* WHAT TO DO
Would you transcribe the listing that follows, character for character, and omit its images?

+ + + + + + +

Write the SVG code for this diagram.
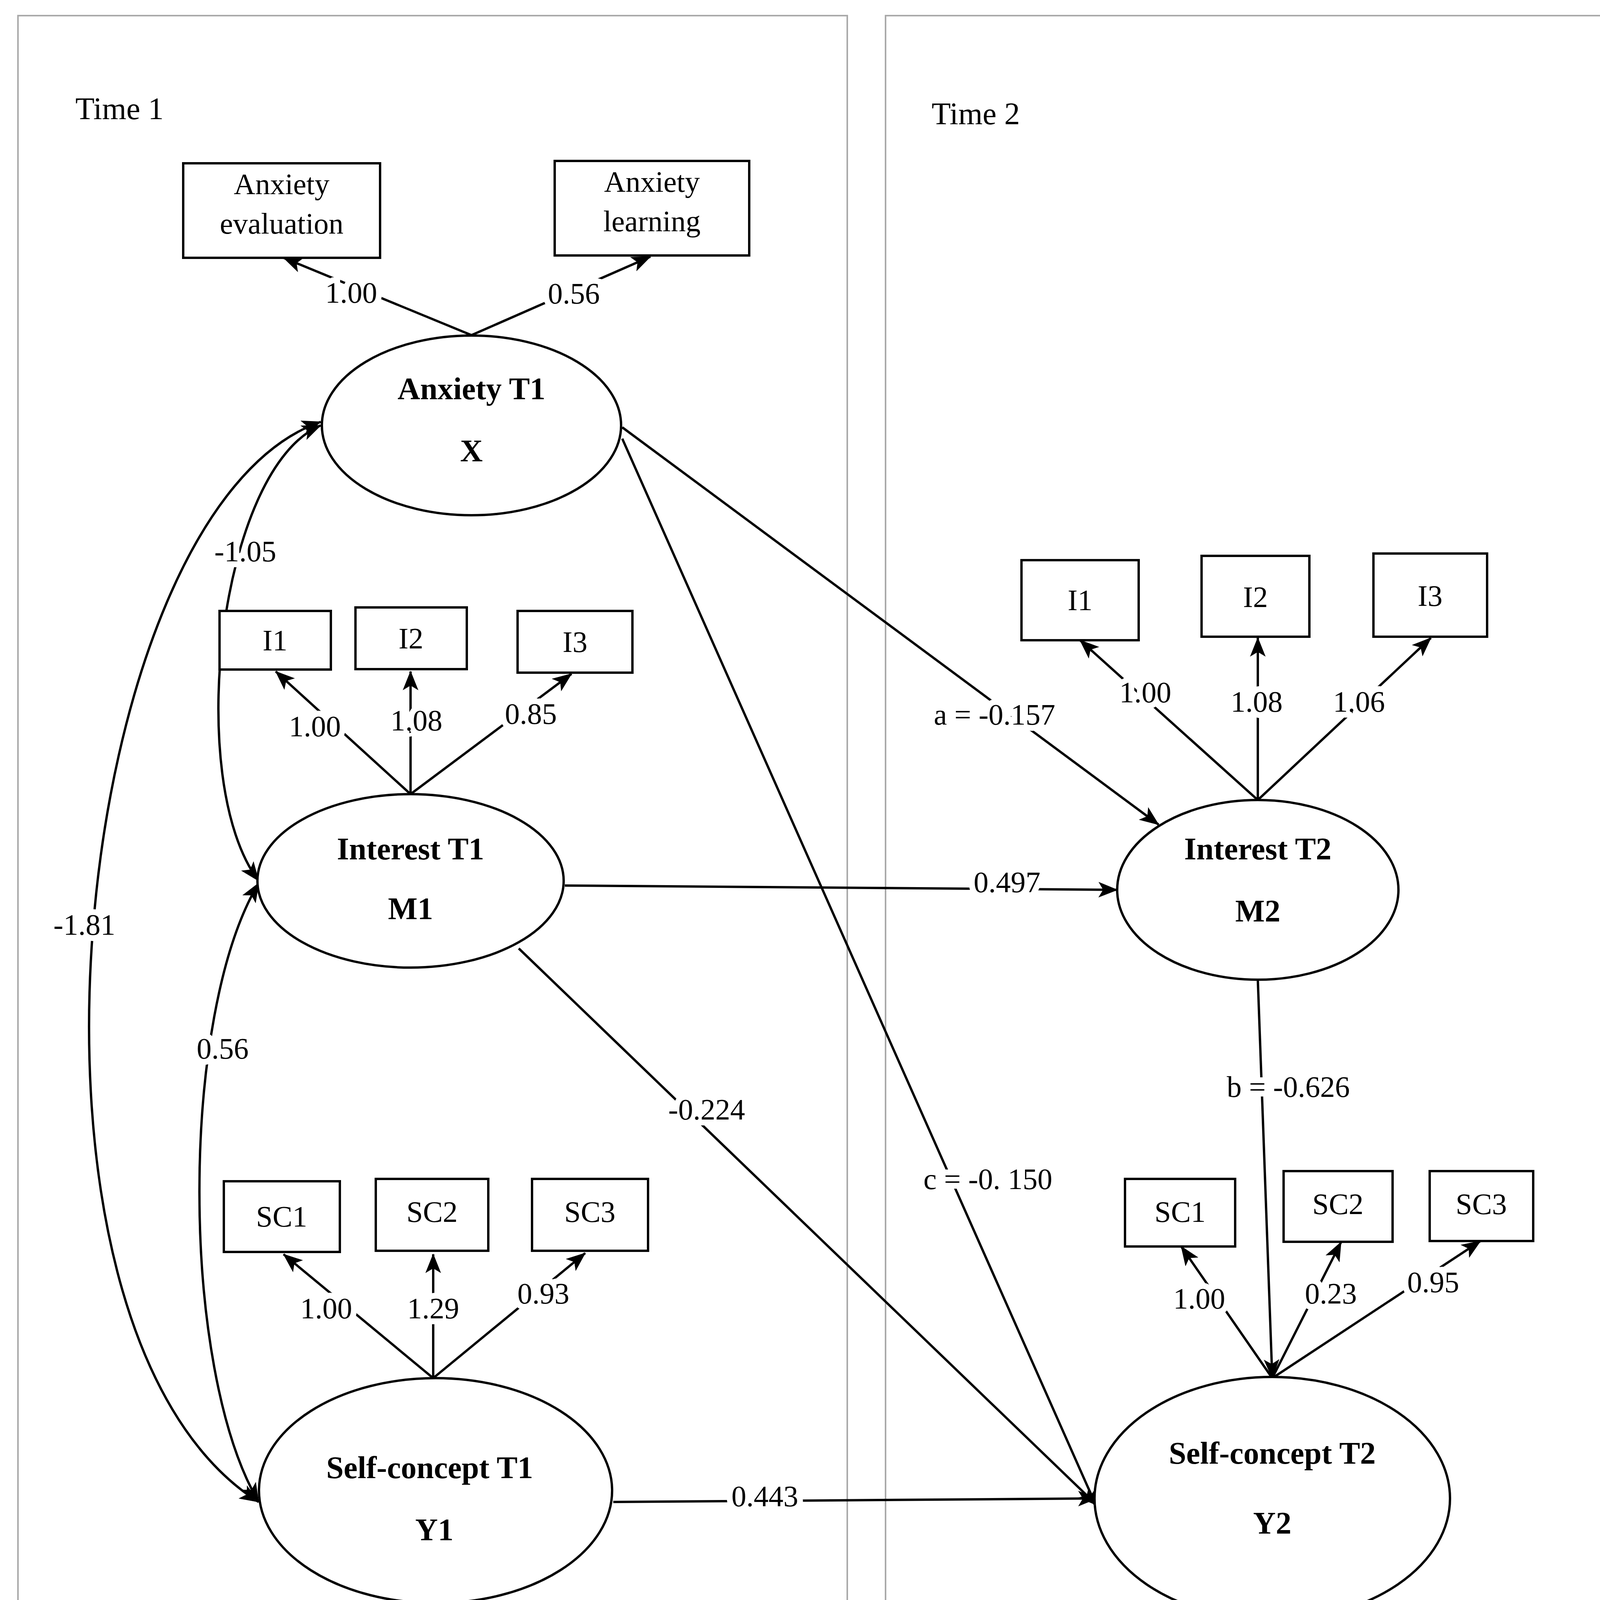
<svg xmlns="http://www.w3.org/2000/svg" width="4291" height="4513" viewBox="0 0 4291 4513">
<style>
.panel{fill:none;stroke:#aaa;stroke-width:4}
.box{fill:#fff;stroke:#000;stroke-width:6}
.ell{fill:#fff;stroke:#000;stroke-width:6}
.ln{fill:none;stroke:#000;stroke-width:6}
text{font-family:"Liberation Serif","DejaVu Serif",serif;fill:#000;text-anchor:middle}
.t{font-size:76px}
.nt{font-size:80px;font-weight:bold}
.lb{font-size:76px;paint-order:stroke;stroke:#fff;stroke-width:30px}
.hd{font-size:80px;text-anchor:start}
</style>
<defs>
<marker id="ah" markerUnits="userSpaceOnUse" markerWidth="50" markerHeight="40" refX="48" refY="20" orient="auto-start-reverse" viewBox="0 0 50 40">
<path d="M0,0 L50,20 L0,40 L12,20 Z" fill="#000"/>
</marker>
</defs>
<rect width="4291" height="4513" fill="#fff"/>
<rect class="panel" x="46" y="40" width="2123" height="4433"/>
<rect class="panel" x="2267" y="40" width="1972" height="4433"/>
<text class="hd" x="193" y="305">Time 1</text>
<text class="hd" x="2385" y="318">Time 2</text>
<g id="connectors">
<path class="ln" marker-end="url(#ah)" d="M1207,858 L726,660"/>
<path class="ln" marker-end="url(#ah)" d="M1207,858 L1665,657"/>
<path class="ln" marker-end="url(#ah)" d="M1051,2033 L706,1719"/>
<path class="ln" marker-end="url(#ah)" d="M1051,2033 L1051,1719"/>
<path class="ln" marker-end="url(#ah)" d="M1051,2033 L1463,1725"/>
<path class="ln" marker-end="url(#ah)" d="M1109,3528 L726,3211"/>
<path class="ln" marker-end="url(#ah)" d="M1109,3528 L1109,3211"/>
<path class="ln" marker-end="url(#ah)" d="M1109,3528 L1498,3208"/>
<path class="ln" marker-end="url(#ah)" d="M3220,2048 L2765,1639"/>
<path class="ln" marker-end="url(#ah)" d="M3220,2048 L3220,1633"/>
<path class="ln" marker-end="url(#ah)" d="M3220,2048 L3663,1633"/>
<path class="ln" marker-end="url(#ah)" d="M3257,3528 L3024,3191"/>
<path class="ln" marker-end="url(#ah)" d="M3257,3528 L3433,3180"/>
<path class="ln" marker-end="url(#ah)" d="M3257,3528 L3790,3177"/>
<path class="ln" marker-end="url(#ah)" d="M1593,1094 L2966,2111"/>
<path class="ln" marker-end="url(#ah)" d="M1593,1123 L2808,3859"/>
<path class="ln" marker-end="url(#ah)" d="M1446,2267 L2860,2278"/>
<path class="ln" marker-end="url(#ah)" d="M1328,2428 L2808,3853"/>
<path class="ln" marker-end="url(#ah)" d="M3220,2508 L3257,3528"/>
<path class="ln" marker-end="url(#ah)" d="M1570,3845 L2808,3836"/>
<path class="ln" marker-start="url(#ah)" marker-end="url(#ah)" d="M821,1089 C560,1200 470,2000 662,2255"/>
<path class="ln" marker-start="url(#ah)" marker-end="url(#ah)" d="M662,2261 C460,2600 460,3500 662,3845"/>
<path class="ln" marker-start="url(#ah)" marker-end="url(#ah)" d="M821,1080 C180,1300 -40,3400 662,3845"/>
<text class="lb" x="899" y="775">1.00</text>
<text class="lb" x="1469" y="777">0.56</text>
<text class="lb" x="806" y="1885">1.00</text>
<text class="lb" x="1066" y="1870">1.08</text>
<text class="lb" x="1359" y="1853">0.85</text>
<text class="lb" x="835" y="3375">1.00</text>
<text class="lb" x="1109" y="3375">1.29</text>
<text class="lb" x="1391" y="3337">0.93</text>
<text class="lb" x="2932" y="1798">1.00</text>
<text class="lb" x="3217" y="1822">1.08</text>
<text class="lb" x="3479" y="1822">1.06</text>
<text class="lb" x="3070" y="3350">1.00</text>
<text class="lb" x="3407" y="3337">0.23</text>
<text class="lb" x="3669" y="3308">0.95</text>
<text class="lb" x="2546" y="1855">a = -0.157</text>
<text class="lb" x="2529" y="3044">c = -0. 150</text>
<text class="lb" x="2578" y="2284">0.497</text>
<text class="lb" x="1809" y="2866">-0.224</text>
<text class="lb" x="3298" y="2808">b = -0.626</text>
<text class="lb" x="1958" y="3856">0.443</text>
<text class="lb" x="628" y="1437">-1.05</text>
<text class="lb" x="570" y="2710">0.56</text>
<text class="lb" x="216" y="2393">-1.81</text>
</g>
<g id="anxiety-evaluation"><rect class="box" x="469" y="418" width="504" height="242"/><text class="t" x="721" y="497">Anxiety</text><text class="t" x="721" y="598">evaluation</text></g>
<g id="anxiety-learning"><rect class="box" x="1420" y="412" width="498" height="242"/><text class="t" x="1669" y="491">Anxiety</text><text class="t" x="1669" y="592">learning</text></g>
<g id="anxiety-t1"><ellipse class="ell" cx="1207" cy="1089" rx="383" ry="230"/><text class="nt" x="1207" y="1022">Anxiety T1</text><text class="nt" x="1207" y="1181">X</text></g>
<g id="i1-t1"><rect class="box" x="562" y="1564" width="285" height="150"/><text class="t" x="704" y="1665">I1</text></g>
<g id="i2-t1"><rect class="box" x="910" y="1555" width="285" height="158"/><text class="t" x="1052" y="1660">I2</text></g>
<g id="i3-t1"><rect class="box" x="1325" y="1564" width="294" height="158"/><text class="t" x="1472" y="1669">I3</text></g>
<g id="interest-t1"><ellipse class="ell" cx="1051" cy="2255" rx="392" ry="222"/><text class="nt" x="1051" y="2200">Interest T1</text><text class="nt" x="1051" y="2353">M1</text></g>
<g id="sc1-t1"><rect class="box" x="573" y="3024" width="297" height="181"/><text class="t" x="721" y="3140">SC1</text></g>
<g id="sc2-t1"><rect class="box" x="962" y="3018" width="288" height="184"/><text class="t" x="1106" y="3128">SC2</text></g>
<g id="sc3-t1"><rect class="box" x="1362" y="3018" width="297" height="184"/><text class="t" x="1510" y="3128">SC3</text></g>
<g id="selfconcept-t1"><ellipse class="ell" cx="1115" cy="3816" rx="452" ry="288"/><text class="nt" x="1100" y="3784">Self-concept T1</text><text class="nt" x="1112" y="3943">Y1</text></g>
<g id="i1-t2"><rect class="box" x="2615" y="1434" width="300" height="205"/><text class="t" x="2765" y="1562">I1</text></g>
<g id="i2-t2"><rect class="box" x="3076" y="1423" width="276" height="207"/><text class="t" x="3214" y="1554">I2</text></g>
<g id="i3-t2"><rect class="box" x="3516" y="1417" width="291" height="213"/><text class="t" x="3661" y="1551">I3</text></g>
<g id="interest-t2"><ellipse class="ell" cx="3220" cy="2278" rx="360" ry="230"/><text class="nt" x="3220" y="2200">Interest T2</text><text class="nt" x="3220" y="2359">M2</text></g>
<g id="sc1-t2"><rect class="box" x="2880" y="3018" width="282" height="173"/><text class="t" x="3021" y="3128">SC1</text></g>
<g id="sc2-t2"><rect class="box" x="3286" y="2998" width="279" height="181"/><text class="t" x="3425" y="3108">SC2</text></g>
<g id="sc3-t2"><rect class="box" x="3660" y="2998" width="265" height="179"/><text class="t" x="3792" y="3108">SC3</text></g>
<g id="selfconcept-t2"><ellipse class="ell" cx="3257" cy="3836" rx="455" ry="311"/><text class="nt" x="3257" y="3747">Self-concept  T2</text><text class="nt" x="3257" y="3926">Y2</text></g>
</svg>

+ + + + + + +

* EXERCISE ANSWER
Write the SVG code for this diagram.
<svg xmlns="http://www.w3.org/2000/svg" width="4291" height="4513" viewBox="0 0 4291 4513">
<style>
.panel{fill:none;stroke:#aaa;stroke-width:4}
.box{fill:#fff;stroke:#000;stroke-width:6}
.ell{fill:#fff;stroke:#000;stroke-width:6}
.ln{fill:none;stroke:#000;stroke-width:6}
text{font-family:"Liberation Serif","DejaVu Serif",serif;fill:#000;text-anchor:middle}
.t{font-size:76px}
.nt{font-size:80px;font-weight:bold}
.lb{font-size:76px;paint-order:stroke;stroke:#fff;stroke-width:30px}
.hd{font-size:80px;text-anchor:start}
</style>
<defs>
<marker id="ah" markerUnits="userSpaceOnUse" markerWidth="50" markerHeight="40" refX="48" refY="20" orient="auto-start-reverse" viewBox="0 0 50 40">
<path d="M0,0 L50,20 L0,40 L12,20 Z" fill="#000"/>
</marker>
</defs>
<rect width="4291" height="4513" fill="#fff"/>
<rect class="panel" x="46" y="40" width="2123" height="4433"/>
<rect class="panel" x="2267" y="40" width="1972" height="4433"/>
<text class="hd" x="193" y="305">Time 1</text>
<text class="hd" x="2385" y="318">Time 2</text>
<g id="connectors">
<path class="ln" marker-end="url(#ah)" d="M1207,858 L726,660"/>
<path class="ln" marker-end="url(#ah)" d="M1207,858 L1665,657"/>
<path class="ln" marker-end="url(#ah)" d="M1051,2033 L706,1719"/>
<path class="ln" marker-end="url(#ah)" d="M1051,2033 L1051,1719"/>
<path class="ln" marker-end="url(#ah)" d="M1051,2033 L1463,1725"/>
<path class="ln" marker-end="url(#ah)" d="M1109,3528 L726,3211"/>
<path class="ln" marker-end="url(#ah)" d="M1109,3528 L1109,3211"/>
<path class="ln" marker-end="url(#ah)" d="M1109,3528 L1498,3208"/>
<path class="ln" marker-end="url(#ah)" d="M3220,2048 L2765,1639"/>
<path class="ln" marker-end="url(#ah)" d="M3220,2048 L3220,1633"/>
<path class="ln" marker-end="url(#ah)" d="M3220,2048 L3663,1633"/>
<path class="ln" marker-end="url(#ah)" d="M3257,3528 L3024,3191"/>
<path class="ln" marker-end="url(#ah)" d="M3257,3528 L3433,3180"/>
<path class="ln" marker-end="url(#ah)" d="M3257,3528 L3790,3177"/>
<path class="ln" marker-end="url(#ah)" d="M1593,1094 L2966,2111"/>
<path class="ln" marker-end="url(#ah)" d="M1593,1123 L2808,3859"/>
<path class="ln" marker-end="url(#ah)" d="M1446,2267 L2860,2278"/>
<path class="ln" marker-end="url(#ah)" d="M1328,2428 L2808,3853"/>
<path class="ln" marker-end="url(#ah)" d="M3220,2508 L3257,3528"/>
<path class="ln" marker-end="url(#ah)" d="M1570,3845 L2808,3836"/>
<path class="ln" marker-start="url(#ah)" marker-end="url(#ah)" d="M821,1089 C560,1200 470,2000 662,2255"/>
<path class="ln" marker-start="url(#ah)" marker-end="url(#ah)" d="M662,2261 C460,2600 460,3500 662,3845"/>
<path class="ln" marker-start="url(#ah)" marker-end="url(#ah)" d="M821,1080 C180,1300 -40,3400 662,3845"/>
<text class="lb" x="899" y="775">1.00</text>
<text class="lb" x="1469" y="777">0.56</text>
<text class="lb" x="806" y="1885">1.00</text>
<text class="lb" x="1066" y="1870">1.08</text>
<text class="lb" x="1359" y="1853">0.85</text>
<text class="lb" x="835" y="3375">1.00</text>
<text class="lb" x="1109" y="3375">1.29</text>
<text class="lb" x="1391" y="3337">0.93</text>
<text class="lb" x="2932" y="1798">1.00</text>
<text class="lb" x="3217" y="1822">1.08</text>
<text class="lb" x="3479" y="1822">1.06</text>
<text class="lb" x="3070" y="3350">1.00</text>
<text class="lb" x="3407" y="3337">0.23</text>
<text class="lb" x="3669" y="3308">0.95</text>
<text class="lb" x="2546" y="1855">a = -0.157</text>
<text class="lb" x="2529" y="3044">c = -0. 150</text>
<text class="lb" x="2578" y="2284">0.497</text>
<text class="lb" x="1809" y="2866">-0.224</text>
<text class="lb" x="3298" y="2808">b = -0.626</text>
<text class="lb" x="1958" y="3856">0.443</text>
<text class="lb" x="628" y="1437">-1.05</text>
<text class="lb" x="570" y="2710">0.56</text>
<text class="lb" x="216" y="2393">-1.81</text>
</g>
<g id="anxiety-evaluation"><rect class="box" x="469" y="418" width="504" height="242"/><text class="t" x="721" y="497">Anxiety</text><text class="t" x="721" y="598">evaluation</text></g>
<g id="anxiety-learning"><rect class="box" x="1420" y="412" width="498" height="242"/><text class="t" x="1669" y="491">Anxiety</text><text class="t" x="1669" y="592">learning</text></g>
<g id="anxiety-t1"><ellipse class="ell" cx="1207" cy="1089" rx="383" ry="230"/><text class="nt" x="1207" y="1022">Anxiety T1</text><text class="nt" x="1207" y="1181">X</text></g>
<g id="i1-t1"><rect class="box" x="562" y="1564" width="285" height="150"/><text class="t" x="704" y="1665">I1</text></g>
<g id="i2-t1"><rect class="box" x="910" y="1555" width="285" height="158"/><text class="t" x="1052" y="1660">I2</text></g>
<g id="i3-t1"><rect class="box" x="1325" y="1564" width="294" height="158"/><text class="t" x="1472" y="1669">I3</text></g>
<g id="interest-t1"><ellipse class="ell" cx="1051" cy="2255" rx="392" ry="222"/><text class="nt" x="1051" y="2200">Interest T1</text><text class="nt" x="1051" y="2353">M1</text></g>
<g id="sc1-t1"><rect class="box" x="573" y="3024" width="297" height="181"/><text class="t" x="721" y="3140">SC1</text></g>
<g id="sc2-t1"><rect class="box" x="962" y="3018" width="288" height="184"/><text class="t" x="1106" y="3128">SC2</text></g>
<g id="sc3-t1"><rect class="box" x="1362" y="3018" width="297" height="184"/><text class="t" x="1510" y="3128">SC3</text></g>
<g id="selfconcept-t1"><ellipse class="ell" cx="1115" cy="3816" rx="452" ry="288"/><text class="nt" x="1100" y="3784">Self-concept T1</text><text class="nt" x="1112" y="3943">Y1</text></g>
<g id="i1-t2"><rect class="box" x="2615" y="1434" width="300" height="205"/><text class="t" x="2765" y="1562">I1</text></g>
<g id="i2-t2"><rect class="box" x="3076" y="1423" width="276" height="207"/><text class="t" x="3214" y="1554">I2</text></g>
<g id="i3-t2"><rect class="box" x="3516" y="1417" width="291" height="213"/><text class="t" x="3661" y="1551">I3</text></g>
<g id="interest-t2"><ellipse class="ell" cx="3220" cy="2278" rx="360" ry="230"/><text class="nt" x="3220" y="2200">Interest T2</text><text class="nt" x="3220" y="2359">M2</text></g>
<g id="sc1-t2"><rect class="box" x="2880" y="3018" width="282" height="173"/><text class="t" x="3021" y="3128">SC1</text></g>
<g id="sc2-t2"><rect class="box" x="3286" y="2998" width="279" height="181"/><text class="t" x="3425" y="3108">SC2</text></g>
<g id="sc3-t2"><rect class="box" x="3660" y="2998" width="265" height="179"/><text class="t" x="3792" y="3108">SC3</text></g>
<g id="selfconcept-t2"><ellipse class="ell" cx="3257" cy="3836" rx="455" ry="311"/><text class="nt" x="3257" y="3747">Self-concept  T2</text><text class="nt" x="3257" y="3926">Y2</text></g>
</svg>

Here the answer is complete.